┌─ Dataset extract
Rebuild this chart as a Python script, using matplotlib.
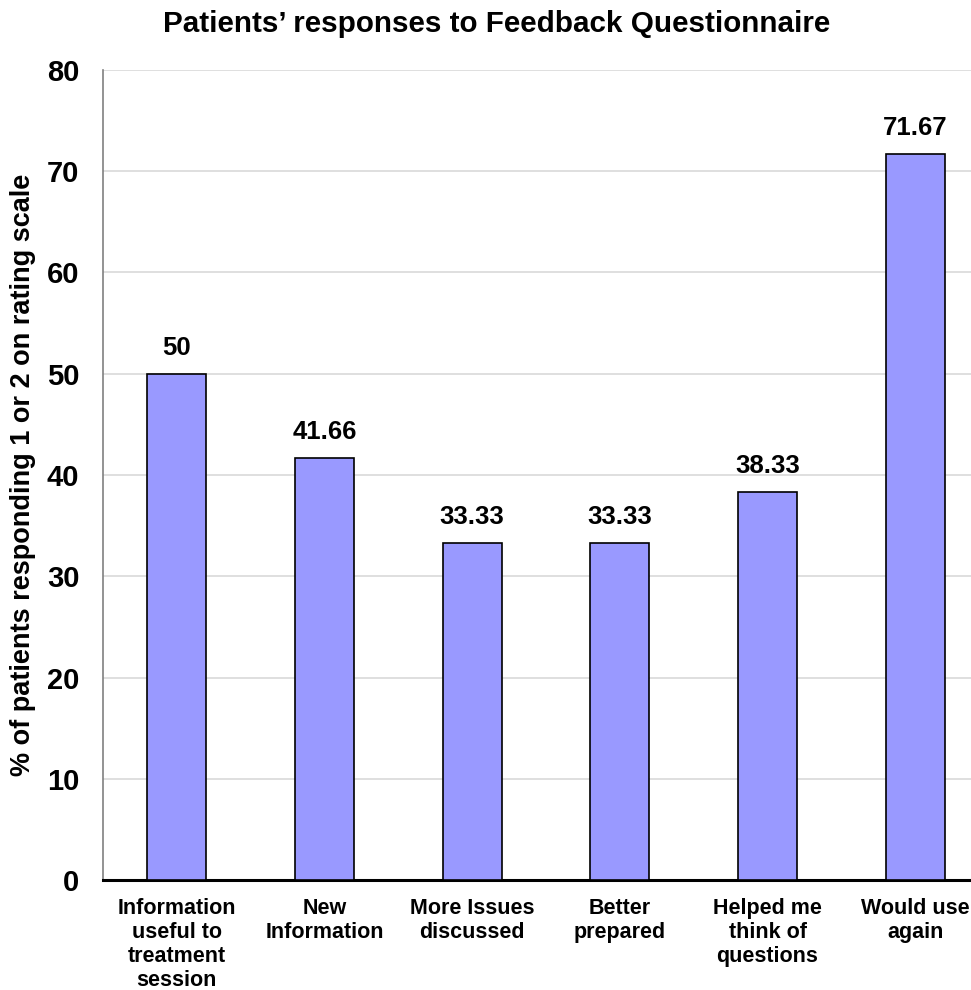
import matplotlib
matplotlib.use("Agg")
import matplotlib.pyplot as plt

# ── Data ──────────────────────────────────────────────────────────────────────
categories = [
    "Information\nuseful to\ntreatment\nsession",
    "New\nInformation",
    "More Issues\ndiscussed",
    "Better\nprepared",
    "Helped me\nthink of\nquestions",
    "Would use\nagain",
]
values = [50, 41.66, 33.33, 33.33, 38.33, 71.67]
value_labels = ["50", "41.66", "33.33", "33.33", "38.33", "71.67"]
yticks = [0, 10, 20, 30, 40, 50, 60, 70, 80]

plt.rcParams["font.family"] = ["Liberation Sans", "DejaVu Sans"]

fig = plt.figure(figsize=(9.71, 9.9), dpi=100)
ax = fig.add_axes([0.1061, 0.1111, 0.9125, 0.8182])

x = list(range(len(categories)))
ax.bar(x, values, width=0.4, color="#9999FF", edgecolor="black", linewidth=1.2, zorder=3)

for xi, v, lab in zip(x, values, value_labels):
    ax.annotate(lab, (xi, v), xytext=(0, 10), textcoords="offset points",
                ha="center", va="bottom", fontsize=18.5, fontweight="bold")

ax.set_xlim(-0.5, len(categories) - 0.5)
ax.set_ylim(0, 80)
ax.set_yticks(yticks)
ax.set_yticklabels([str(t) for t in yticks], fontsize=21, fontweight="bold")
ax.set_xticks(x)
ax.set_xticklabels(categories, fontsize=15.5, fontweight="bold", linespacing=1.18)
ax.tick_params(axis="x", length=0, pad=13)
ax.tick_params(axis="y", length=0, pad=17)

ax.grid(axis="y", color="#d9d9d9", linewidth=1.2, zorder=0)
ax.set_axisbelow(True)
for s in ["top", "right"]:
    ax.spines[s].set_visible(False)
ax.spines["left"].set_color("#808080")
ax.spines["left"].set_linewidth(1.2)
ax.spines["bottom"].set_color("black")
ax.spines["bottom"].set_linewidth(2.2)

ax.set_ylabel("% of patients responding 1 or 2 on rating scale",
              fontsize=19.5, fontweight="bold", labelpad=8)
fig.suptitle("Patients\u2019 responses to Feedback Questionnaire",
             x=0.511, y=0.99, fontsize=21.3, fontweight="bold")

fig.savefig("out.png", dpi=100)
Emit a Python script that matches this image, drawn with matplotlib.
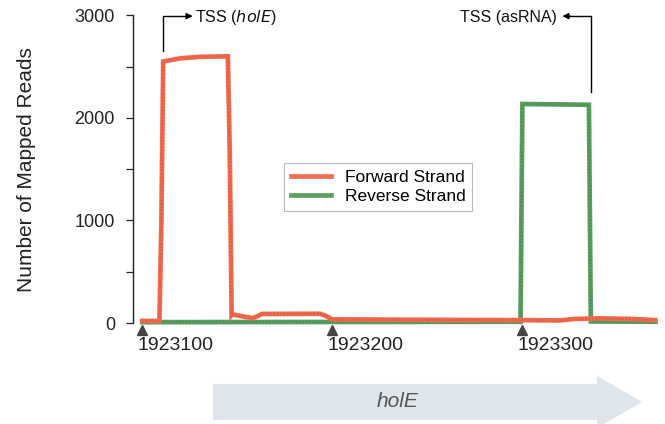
└─
* _Stated goal_: Copy out all the records exactly, excluding pictures.

* _Exercise solution_:
Rebuild this chart as a Python script, using matplotlib.
import matplotlib
matplotlib.use("Agg")
import matplotlib.pyplot as plt

# ── Data ──────────────────────────────────────────────────────────────────────
categories = [
    "Information\nuseful to\ntreatment\nsession",
    "New\nInformation",
    "More Issues\ndiscussed",
    "Better\nprepared",
    "Helped me\nthink of\nquestions",
    "Would use\nagain",
]
values = [50, 41.66, 33.33, 33.33, 38.33, 71.67]
value_labels = ["50", "41.66", "33.33", "33.33", "38.33", "71.67"]
yticks = [0, 10, 20, 30, 40, 50, 60, 70, 80]

plt.rcParams["font.family"] = ["Liberation Sans", "DejaVu Sans"]

fig = plt.figure(figsize=(9.71, 9.9), dpi=100)
ax = fig.add_axes([0.1061, 0.1111, 0.9125, 0.8182])

x = list(range(len(categories)))
ax.bar(x, values, width=0.4, color="#9999FF", edgecolor="black", linewidth=1.2, zorder=3)

for xi, v, lab in zip(x, values, value_labels):
    ax.annotate(lab, (xi, v), xytext=(0, 10), textcoords="offset points",
                ha="center", va="bottom", fontsize=18.5, fontweight="bold")

ax.set_xlim(-0.5, len(categories) - 0.5)
ax.set_ylim(0, 80)
ax.set_yticks(yticks)
ax.set_yticklabels([str(t) for t in yticks], fontsize=21, fontweight="bold")
ax.set_xticks(x)
ax.set_xticklabels(categories, fontsize=15.5, fontweight="bold", linespacing=1.18)
ax.tick_params(axis="x", length=0, pad=13)
ax.tick_params(axis="y", length=0, pad=17)

ax.grid(axis="y", color="#d9d9d9", linewidth=1.2, zorder=0)
ax.set_axisbelow(True)
for s in ["top", "right"]:
    ax.spines[s].set_visible(False)
ax.spines["left"].set_color("#808080")
ax.spines["left"].set_linewidth(1.2)
ax.spines["bottom"].set_color("black")
ax.spines["bottom"].set_linewidth(2.2)

ax.set_ylabel("% of patients responding 1 or 2 on rating scale",
              fontsize=19.5, fontweight="bold", labelpad=8)
fig.suptitle("Patients\u2019 responses to Feedback Questionnaire",
             x=0.511, y=0.99, fontsize=21.3, fontweight="bold")

fig.savefig("out.png", dpi=100)
Emit a Python script that matches this image, drawn with matplotlib.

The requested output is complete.